# YOUR INSTRUCTIONS
Return every line below as is, leaving out the pictures.

# DATASET EXTRACT
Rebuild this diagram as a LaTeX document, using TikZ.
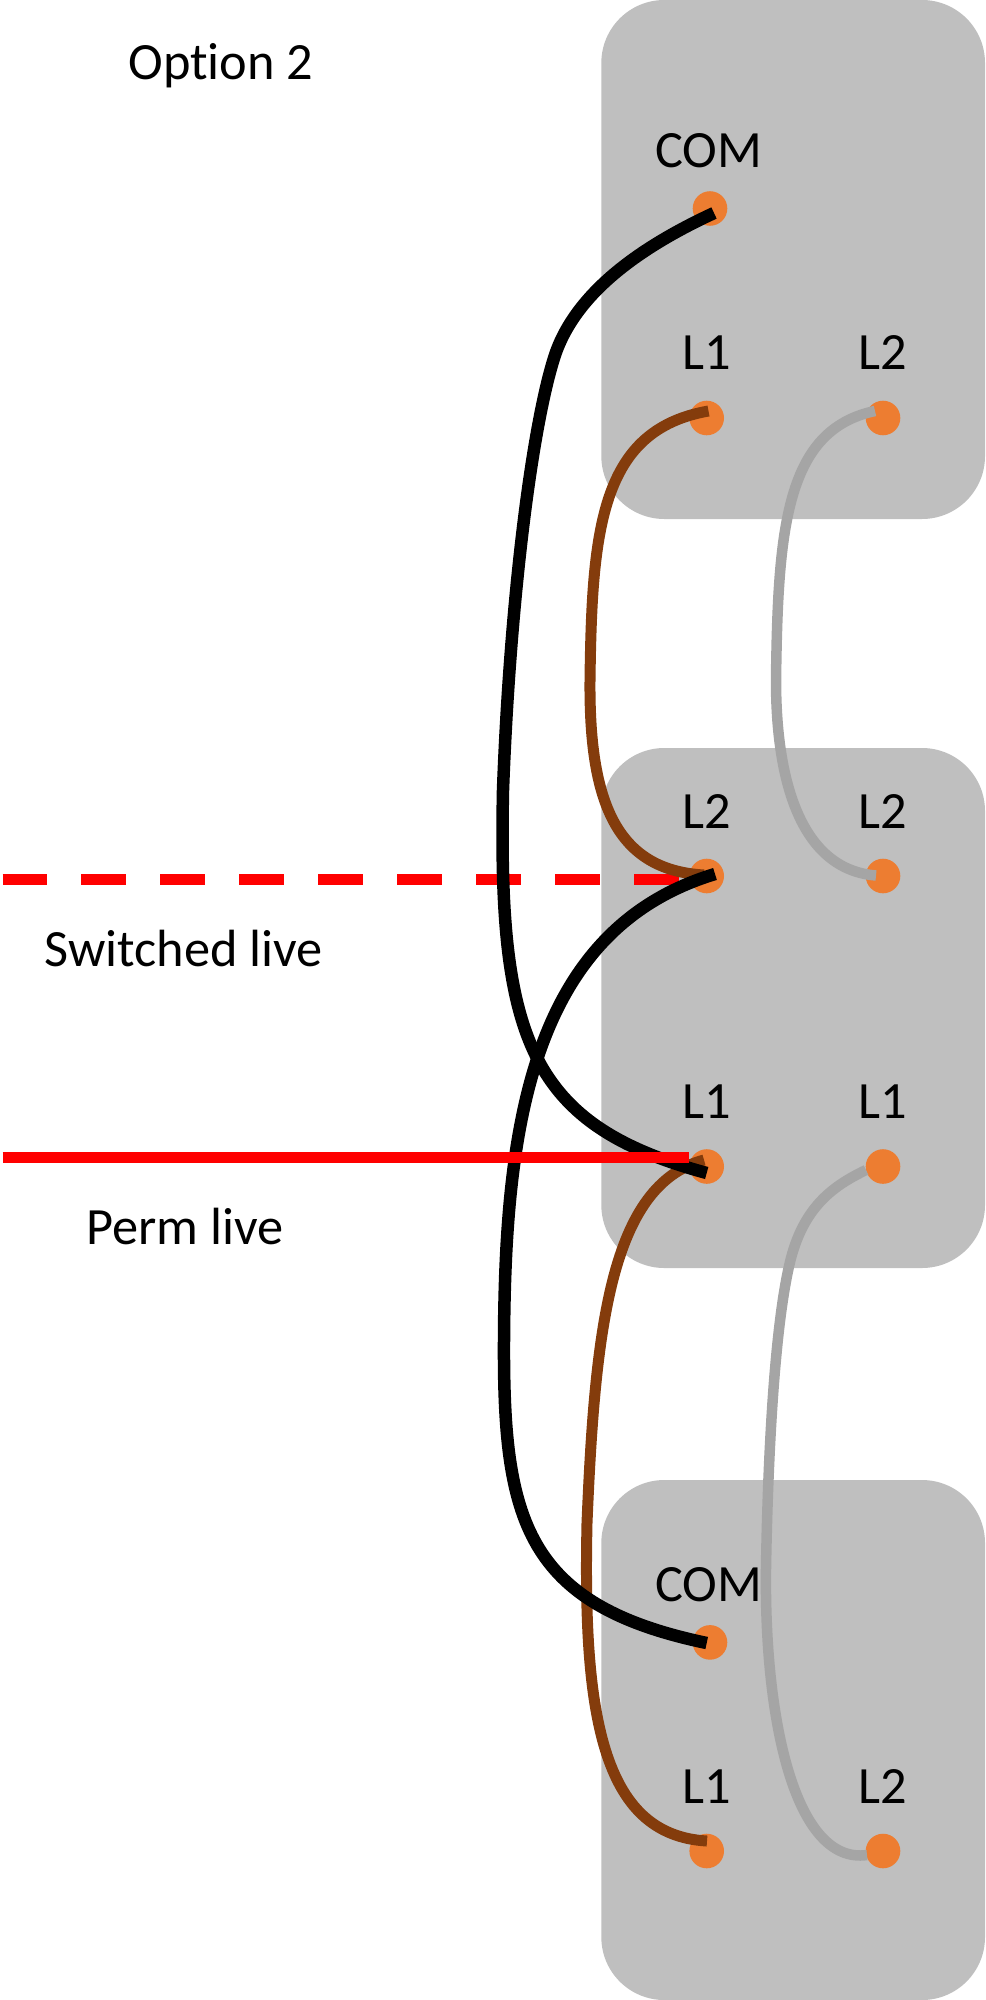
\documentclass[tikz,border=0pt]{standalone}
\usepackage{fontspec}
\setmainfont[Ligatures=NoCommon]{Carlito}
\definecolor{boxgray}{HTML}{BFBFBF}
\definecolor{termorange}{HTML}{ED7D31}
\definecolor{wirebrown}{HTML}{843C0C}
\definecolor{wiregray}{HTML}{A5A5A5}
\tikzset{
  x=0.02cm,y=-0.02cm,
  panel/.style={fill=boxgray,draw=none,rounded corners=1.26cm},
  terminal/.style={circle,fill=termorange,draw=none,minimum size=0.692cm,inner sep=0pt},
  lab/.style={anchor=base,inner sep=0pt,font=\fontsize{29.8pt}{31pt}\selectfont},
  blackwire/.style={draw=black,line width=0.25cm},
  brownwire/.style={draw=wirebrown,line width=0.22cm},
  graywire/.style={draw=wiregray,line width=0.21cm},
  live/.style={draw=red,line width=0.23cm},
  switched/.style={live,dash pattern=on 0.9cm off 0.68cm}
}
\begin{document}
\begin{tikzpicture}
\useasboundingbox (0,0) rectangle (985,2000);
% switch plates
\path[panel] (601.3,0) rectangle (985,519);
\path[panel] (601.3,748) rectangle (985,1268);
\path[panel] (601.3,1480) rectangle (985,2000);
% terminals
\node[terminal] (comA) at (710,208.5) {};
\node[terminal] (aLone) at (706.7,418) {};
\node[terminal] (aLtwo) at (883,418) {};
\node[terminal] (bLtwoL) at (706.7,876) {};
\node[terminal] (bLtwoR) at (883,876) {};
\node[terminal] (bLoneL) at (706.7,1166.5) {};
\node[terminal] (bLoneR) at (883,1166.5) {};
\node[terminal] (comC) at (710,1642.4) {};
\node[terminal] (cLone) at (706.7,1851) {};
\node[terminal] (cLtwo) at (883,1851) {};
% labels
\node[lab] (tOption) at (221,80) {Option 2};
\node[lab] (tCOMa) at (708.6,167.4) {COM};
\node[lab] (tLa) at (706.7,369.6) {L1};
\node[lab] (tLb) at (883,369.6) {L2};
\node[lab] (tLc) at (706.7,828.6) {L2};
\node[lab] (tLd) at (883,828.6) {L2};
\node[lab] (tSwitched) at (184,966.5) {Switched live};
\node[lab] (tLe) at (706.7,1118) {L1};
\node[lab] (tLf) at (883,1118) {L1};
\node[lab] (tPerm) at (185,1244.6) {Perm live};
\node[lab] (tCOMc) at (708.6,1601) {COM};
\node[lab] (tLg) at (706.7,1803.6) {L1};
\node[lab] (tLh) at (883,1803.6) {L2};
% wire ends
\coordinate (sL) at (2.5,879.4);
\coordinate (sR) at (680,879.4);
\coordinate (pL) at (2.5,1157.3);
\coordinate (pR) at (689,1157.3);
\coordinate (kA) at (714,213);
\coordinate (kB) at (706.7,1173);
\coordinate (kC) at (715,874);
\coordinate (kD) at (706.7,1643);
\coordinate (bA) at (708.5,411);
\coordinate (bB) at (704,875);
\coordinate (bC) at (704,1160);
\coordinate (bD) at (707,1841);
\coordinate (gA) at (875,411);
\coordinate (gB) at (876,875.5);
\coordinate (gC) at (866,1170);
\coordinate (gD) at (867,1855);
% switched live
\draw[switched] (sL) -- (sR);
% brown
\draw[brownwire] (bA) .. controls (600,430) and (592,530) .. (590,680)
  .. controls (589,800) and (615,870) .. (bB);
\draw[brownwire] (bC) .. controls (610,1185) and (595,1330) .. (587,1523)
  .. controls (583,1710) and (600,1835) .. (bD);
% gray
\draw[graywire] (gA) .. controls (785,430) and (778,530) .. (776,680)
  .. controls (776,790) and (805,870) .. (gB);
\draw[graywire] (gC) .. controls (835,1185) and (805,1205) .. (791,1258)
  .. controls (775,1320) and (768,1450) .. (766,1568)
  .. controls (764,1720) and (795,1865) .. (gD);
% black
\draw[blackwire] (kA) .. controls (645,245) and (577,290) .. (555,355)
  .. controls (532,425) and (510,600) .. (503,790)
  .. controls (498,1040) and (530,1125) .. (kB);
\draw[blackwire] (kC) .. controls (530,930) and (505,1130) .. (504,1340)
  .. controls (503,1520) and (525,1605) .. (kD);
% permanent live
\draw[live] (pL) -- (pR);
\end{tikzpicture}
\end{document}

# WRITTEN SOLUTION
Rebuild this diagram as a LaTeX document, using TikZ.
\documentclass[tikz,border=0pt]{standalone}
\usepackage{fontspec}
\setmainfont[Ligatures=NoCommon]{Carlito}
\definecolor{boxgray}{HTML}{BFBFBF}
\definecolor{termorange}{HTML}{ED7D31}
\definecolor{wirebrown}{HTML}{843C0C}
\definecolor{wiregray}{HTML}{A5A5A5}
\tikzset{
  x=0.02cm,y=-0.02cm,
  panel/.style={fill=boxgray,draw=none,rounded corners=1.26cm},
  terminal/.style={circle,fill=termorange,draw=none,minimum size=0.692cm,inner sep=0pt},
  lab/.style={anchor=base,inner sep=0pt,font=\fontsize{29.8pt}{31pt}\selectfont},
  blackwire/.style={draw=black,line width=0.25cm},
  brownwire/.style={draw=wirebrown,line width=0.22cm},
  graywire/.style={draw=wiregray,line width=0.21cm},
  live/.style={draw=red,line width=0.23cm},
  switched/.style={live,dash pattern=on 0.9cm off 0.68cm}
}
\begin{document}
\begin{tikzpicture}
\useasboundingbox (0,0) rectangle (985,2000);
% switch plates
\path[panel] (601.3,0) rectangle (985,519);
\path[panel] (601.3,748) rectangle (985,1268);
\path[panel] (601.3,1480) rectangle (985,2000);
% terminals
\node[terminal] (comA) at (710,208.5) {};
\node[terminal] (aLone) at (706.7,418) {};
\node[terminal] (aLtwo) at (883,418) {};
\node[terminal] (bLtwoL) at (706.7,876) {};
\node[terminal] (bLtwoR) at (883,876) {};
\node[terminal] (bLoneL) at (706.7,1166.5) {};
\node[terminal] (bLoneR) at (883,1166.5) {};
\node[terminal] (comC) at (710,1642.4) {};
\node[terminal] (cLone) at (706.7,1851) {};
\node[terminal] (cLtwo) at (883,1851) {};
% labels
\node[lab] (tOption) at (221,80) {Option 2};
\node[lab] (tCOMa) at (708.6,167.4) {COM};
\node[lab] (tLa) at (706.7,369.6) {L1};
\node[lab] (tLb) at (883,369.6) {L2};
\node[lab] (tLc) at (706.7,828.6) {L2};
\node[lab] (tLd) at (883,828.6) {L2};
\node[lab] (tSwitched) at (184,966.5) {Switched live};
\node[lab] (tLe) at (706.7,1118) {L1};
\node[lab] (tLf) at (883,1118) {L1};
\node[lab] (tPerm) at (185,1244.6) {Perm live};
\node[lab] (tCOMc) at (708.6,1601) {COM};
\node[lab] (tLg) at (706.7,1803.6) {L1};
\node[lab] (tLh) at (883,1803.6) {L2};
% wire ends
\coordinate (sL) at (2.5,879.4);
\coordinate (sR) at (680,879.4);
\coordinate (pL) at (2.5,1157.3);
\coordinate (pR) at (689,1157.3);
\coordinate (kA) at (714,213);
\coordinate (kB) at (706.7,1173);
\coordinate (kC) at (715,874);
\coordinate (kD) at (706.7,1643);
\coordinate (bA) at (708.5,411);
\coordinate (bB) at (704,875);
\coordinate (bC) at (704,1160);
\coordinate (bD) at (707,1841);
\coordinate (gA) at (875,411);
\coordinate (gB) at (876,875.5);
\coordinate (gC) at (866,1170);
\coordinate (gD) at (867,1855);
% switched live
\draw[switched] (sL) -- (sR);
% brown
\draw[brownwire] (bA) .. controls (600,430) and (592,530) .. (590,680)
  .. controls (589,800) and (615,870) .. (bB);
\draw[brownwire] (bC) .. controls (610,1185) and (595,1330) .. (587,1523)
  .. controls (583,1710) and (600,1835) .. (bD);
% gray
\draw[graywire] (gA) .. controls (785,430) and (778,530) .. (776,680)
  .. controls (776,790) and (805,870) .. (gB);
\draw[graywire] (gC) .. controls (835,1185) and (805,1205) .. (791,1258)
  .. controls (775,1320) and (768,1450) .. (766,1568)
  .. controls (764,1720) and (795,1865) .. (gD);
% black
\draw[blackwire] (kA) .. controls (645,245) and (577,290) .. (555,355)
  .. controls (532,425) and (510,600) .. (503,790)
  .. controls (498,1040) and (530,1125) .. (kB);
\draw[blackwire] (kC) .. controls (530,930) and (505,1130) .. (504,1340)
  .. controls (503,1520) and (525,1605) .. (kD);
% permanent live
\draw[live] (pL) -- (pR);
\end{tikzpicture}
\end{document}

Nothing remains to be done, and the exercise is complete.